Pero imaginemos que pudiéramos atinar tanto la definición legal de robot como para que gravar tan sólo aquella inversión en maquinaria netamente sustitutiva del trabajo. ¿Sería entonces recomendable cargarla con todo el arsenal tributario previo? En apariencia, estaríamos matando dos pájaros de un tiro: por un lado, conseguiríamos nuevas fuentes de financiación para las pensiones; y, por otro, desincentivaríamos la destrucción de puestos de trabajo. Pero, en realidad, penalizando la robotización de nuestra economía sólo estaríamos machacando la productividad potencial de la misma: si los robots devienen la forma más eficiente de producir muchos bienes y servicios, frenar su incorporación supondrá consagrar nuestra propia ineficiencia (con el agravante de que, si nuestra economía no se robotiza y otras economías extranjeras sí lo hacen, nos veremos fuertemente desplazados de los flujos comerciales globales).
Así, lejos de buscar fórmulas que, para garantizar la suficiencia financiera del sistema de pensiones, se orienten a parasitar la riqueza que previsiblemente generarán los robots en el futuro —obstaculizando como consecuencia el mismo proceso de robotización—, deberíamos buscar fórmulas que, al tiempo que impulsan la robotización de nuestra economía, coadyuven a financiar las pensiones futuras. ¿Cuáles?
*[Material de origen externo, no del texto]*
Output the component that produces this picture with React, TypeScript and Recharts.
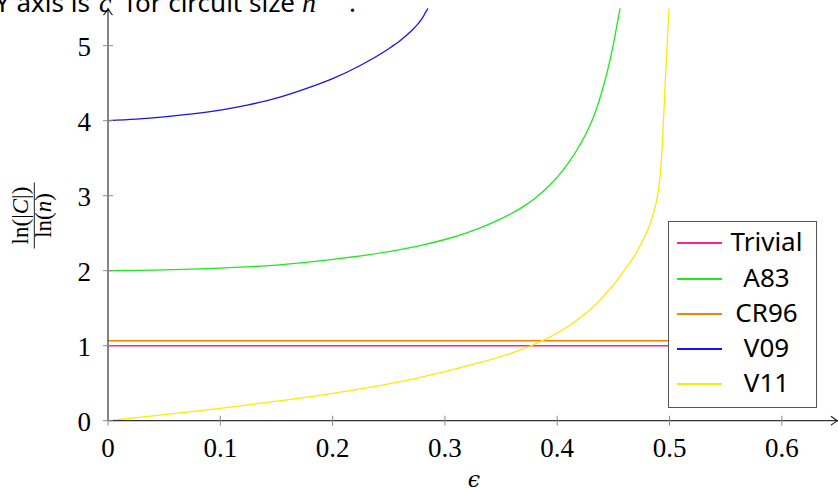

Vincular nuestras pensiones futuras a las rentas del capital que contribuirán a generar los robots, esto es, avanzando hacia una sociedad de propietarios.
A la postre, en una economía donde los robots devengan factores productivos netamente sustitutivos del trabajo, quienes percibirán la totalidad de su valor añadido bruto serán los propietarios de esos robots, esto es, aquellos inversores que, con su propio ahorro, hayan contribuido a financiar la producción de tales robots. Quienes abogan por establecer nuevos impuestos sobre estas máquinas están, en última instancia, abogando por que los ciudadanos se queden con una parte de su excedente productivo aun sin haber contribuido a generarlo (lo cual, como hemos dicho, desincentiva que los inversores se lancen a fabricar robots). Mucho más sencillo, razonable, eficiente y justo es que los españoles ahorren parte de sus ingresos actuales para financiar la inversión en robots (por ejemplo, como accionistas de empresas que automaticen sus procesos internos). De ese modo, los españoles devendrían copropietarios de esos robots y cobrarían su porción con cargo el valor añadido que sí han contribuido a generar: obtendrán rentas de capital porque serán los capitalistas que, con su ahorro, habrán ayudado a robotizar la economía.
En suma, es cierto que la robotización de nuestras economías puede suponer un reto de futuro para nuestro sistema de pensiones, pero la solución a ese reto no pasa por redoblar los impuestos que recaen sobre el capital sino por facilitar que los españoles devengan capitalistas. En lugar de erradicar fiscalmente a los robots, convirtámonos en sus dueños: en lugar de obsesionarnos con un sistema de pensiones público y de reparto, avancemos hacia un sistema de pensiones privado y capitalización.